UBS’s analysis of silver price growth emphasizes a long-term outlook. While short-term factors like fluctuating interest rates may give silver a temporary boost, the investment bank points to more fundamental drivers, such as increasing demand from the renewable energy sector, as the primary catalysts for silver’s sustained growth. Investors considering silver should carefully assess their investment horizon, as precious metals typically offer the greatest growth potential when held over an extended period.

Silver as Inflation Hedge

In discussions of precious metals as inflation hedges, gold tends to outshine its counterparts. However, silver as an inflation hedge has a proven track record of keeping pace with rising prices. Silver’s inverse relationship with the broader market makes it a popular choice during periods of economic downturn, offering investors a reliable way to protect their wealth from the eroding effects of inflation.

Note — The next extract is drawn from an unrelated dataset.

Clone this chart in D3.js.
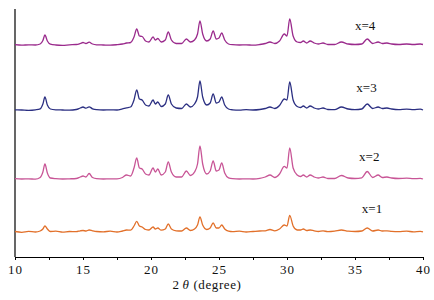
<!DOCTYPE html>
<html>
<head>
<meta charset="utf-8">
<script src="https://cdn.jsdelivr.net/npm/d3@7"></script>
<style>
  body { margin: 0; background: #fff; }
  text { font-family: "Liberation Serif", "DejaVu Serif", serif; }
</style>
</head>
<body>
<svg id="chart"></svg>
<script>
// 2theta positions (degree) shared by all patterns
const angles = [10.0, 10.5, 11.0, 11.5, 11.85, 12.05, 12.2, 12.38, 12.6, 13.0,
  13.5, 14.0, 14.5, 14.8, 15.0, 15.22, 15.45, 15.7, 16.0, 16.5,
  17.0, 17.5, 17.9, 18.2, 18.5, 18.75, 18.95, 19.15, 19.35, 19.6,
  19.85, 20.15, 20.32, 20.5, 20.75, 21.05, 21.27, 21.5, 21.85, 22.25,
  22.6, 22.9, 23.2, 23.42, 23.6, 23.8, 24.1, 24.35, 24.57, 24.8,
  25.0, 25.2, 25.42, 25.7, 26.0, 26.5, 27.0, 27.5, 28.0, 28.4,
  28.75, 29.1, 29.45, 29.8, 30.0, 30.2, 30.45, 30.75, 31.0, 31.2,
  31.45, 31.7, 32.0, 32.3, 32.65, 33.0, 33.5, 34.0, 34.5, 35.0,
  35.5, 35.9, 36.3, 36.7, 37.0, 37.35, 37.7, 38.2, 38.8, 39.3,
  39.8, 40.0];

// intensities (a.u.), before stacking
const x4 = [0.3, -0.2, 0.2, 0, 1.0, 4.5, 10, 4, 0.8, 0,
  -0.3, 0.2, 0.5, 1.5, 2.5, 1.5, 2.8, 1.0, 0.2, 0,
  -0.2, 0.3, 1.0, 2.0, 2.5, 8, 16, 9, 8.5, 4,
  3, 8, 5, 6.5, 3, 5, 13, 5, 1.5, 1.5,
  6, 3, 5, 11, 24, 11, 4, 6, 14, 6,
  7, 12, 5, 1, 0.3, 0, 0.2, -0.2, 0.5, 1.5,
  3, 1.5, 4, 11, 9, 26, 9, 3, 2.5, 4,
  2, 4, 2, 1, 2, 0.5, 0.5, 3, 1, 0.5,
  1, 6, 1.5, 3, 1.5, 2, 1, 0.5, 1, 0.5,
  1, 0.5];

const x3 = [0.2, 0, -0.3, 0.2, 1.2, 6, 13, 5, 1, 0.2,
  0, -0.2, 0.5, 2, 3, 1.8, 3.2, 1.2, 0.3, 0,
  0.2, 0, 1.2, 2.2, 3, 10, 20, 11, 10, 5,
  4, 10, 6, 8, 3.5, 6, 15, 6, 2, 1.5,
  6, 3, 6, 13, 29, 13, 5, 7, 16, 7,
  8, 13, 5, 1, 0.2, -0.2, 0.3, 0, 0.5, 1.5,
  3, 1.5, 4.5, 11, 10, 28, 10, 3.5, 2.5, 4,
  2, 4, 2, 1, 2, 0.5, 0.3, 3, 1, 0.3,
  1, 6, 1.5, 3, 1.5, 2, 1, 0.3, 0.8, 0.3,
  0.8, 0];

const x2 = [0.3, 0, 0.2, -0.2, 1.5, 7, 15, 6, 1, 0.3,
  0, 0.2, 0.5, 2, 3, 2, 5.5, 1.5, 0.3, 0,
  0.2, 0.2, 1.5, 4, 3, 11, 21, 11, 10, 5,
  4, 11, 7, 10, 4, 7, 17, 7, 2, 2,
  8, 3.5, 7, 15, 33, 15, 5, 8, 18, 8,
  9, 16, 6, 1.2, 0.3, 0, 0.2, 0, 0.6, 2,
  4, 1.5, 5, 12.6, 11, 31, 11, 4, 2.5, 4,
  2, 4, 2, 1, 2, 0.5, 0.5, 3.5, 1, 0.5,
  1.2, 7.5, 1.5, 4, 1.5, 2, 1, 0.5, 0.8, 0.3,
  0.6, 0];

const x1 = [0.5, -0.3, 0.6, 0, 1.0, 3, 6, 3, 0.5, 0.8,
  -0.2, 0.5, 0.3, 1.2, 1.5, 1.0, 2, 1.2, 0.5, 0.2,
  0.8, 0, 1.0, 2, 1.8, 6, 10.6, 6, 5, 2.5,
  2, 5, 3, 4, 1.8, 3, 8, 3, 1.2, 1,
  4, 1.5, 3, 7, 15, 7, 2.5, 4, 9, 4,
  4, 7, 3, 0.8, 0.3, 0.8, 0, 0.5, 1, 1.2,
  2.5, 1.2, 3, 7, 6, 16.6, 6, 2, 2, 3,
  1.5, 2, 1.2, 0.5, 1.2, 0.3, 0.8, 2, 0.8, 0.5,
  1, 4, 1, 2, 1, 1.2, 0.6, 0.3, 0.8, 0.2,
  0.6, 0.2];

const seriesNames = ['x=1', 'x=2', 'x=3', 'x=4'];
const seriesValues = [x1, x2, x3, x4];
const seriesOffsets = [25, 78, 147, 212];
const seriesColors = ['#e2702a', '#c85596', '#2b2f82', '#9a2a8c'];
const xTicks = [10, 15, 20, 25, 30, 35, 40];
const xMinorTicks = d3.range(10, 40.01, 2.5);

const margin = { top: 9, right: 11, bottom: 43, left: 15 };
const containerWidth = 434;
const containerHeight = 300;
const width = containerWidth - margin.left - margin.right;
const height = containerHeight - margin.top - margin.bottom;

const svg = d3.select('#chart')
    .attr('width', containerWidth)
    .attr('height', containerHeight);

const chart = svg.append('g')
    .attr('transform', `translate(${margin.left},${margin.top})`);

const xScale = d3.scaleLinear().domain([10, 40]).range([0, width]);
const yScale = d3.scaleLinear().domain([0, height]).range([height, 0]);

// bottom axis: small ticks every 2.5, labels every 5
const xAxis = d3.axisBottom(xScale)
    .tickValues(xMinorTicks)
    .tickSize(3)
    .tickSizeOuter(0)
    .tickFormat(d => xTicks.includes(d) ? d : '');

const xAxisG = chart.append('g')
    .attr('transform', `translate(0,${height})`)
    .call(xAxis);
xAxisG.select('.domain').attr('stroke', '#000').attr('stroke-width', 1.2);
xAxisG.selectAll('.tick line').attr('stroke', '#000');
xAxisG.selectAll('.tick text')
    .attr('y', 8)
    .attr('font-size', 13)
    .attr('letter-spacing', 1)
    .attr('font-family', '"Liberation Serif", serif')
    .attr('fill', '#111');

// left axis: plain line only
chart.append('line')
    .attr('x1', 0).attr('x2', 0)
    .attr('y1', 0).attr('y2', height)
    .attr('stroke', '#000')
    .attr('stroke-width', 1.2);

const line = d3.line()
    .x(d => xScale(d[0]))
    .y(d => yScale(d[1]))
    .curve(d3.curveMonotoneX);

seriesValues.forEach((vals, i) => {
    const pts = angles.map((a, j) => [a, vals[j] + seriesOffsets[i]]);
    chart.append('path')
        .datum(pts)
        .attr('fill', 'none')
        .attr('stroke', seriesColors[i])
        .attr('stroke-width', 1.3)
        .attr('stroke-linejoin', 'round')
        .attr('d', line);
});

// series labels
const labelPos = [[35.5, 44], [35.3, 96], [35.1, 165], [35.0, 227]];
seriesNames.forEach((name, i) => {
    chart.append('text')
        .attr('x', xScale(labelPos[i][0]))
        .attr('y', yScale(labelPos[i][1]))
        .attr('font-size', 13)
        .attr('fill', '#111')
        .text(name);
});

// x title
const title = svg.append('text')
    .attr('x', 207)
    .attr('y', 289)
    .attr('text-anchor', 'middle')
    .attr('font-size', 13)
    .attr('letter-spacing', 0.6)
    .attr('fill', '#111');
title.append('tspan').text('2');
title.append('tspan').attr('font-style', 'italic').attr('dx', 3).text('θ');
title.append('tspan').text(' (degree)');
</script>
</body>
</html>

Highlighting the growing focus on precious metals, Scottsdale Bullion & Coin’s (SBC) Precious Metals Advisor Todd Graf points out, “Everybody’s looking at gold and silver as a store of value…a way to protect their purchasing power and money.”

Silver to Outpace Gold

While silver has historically followed gold’s lead, it may soon take center stage. In one of the most assertive forecasts from the report, analysts at UBS “see silver outperforming gold over the next 12 months.” This optimistic projection highlights silver’s potential to outpace its more established counterpart, signaling a strong opportunity for investors in the months ahead. The window of opportunity on relatively low silver prices could be closing.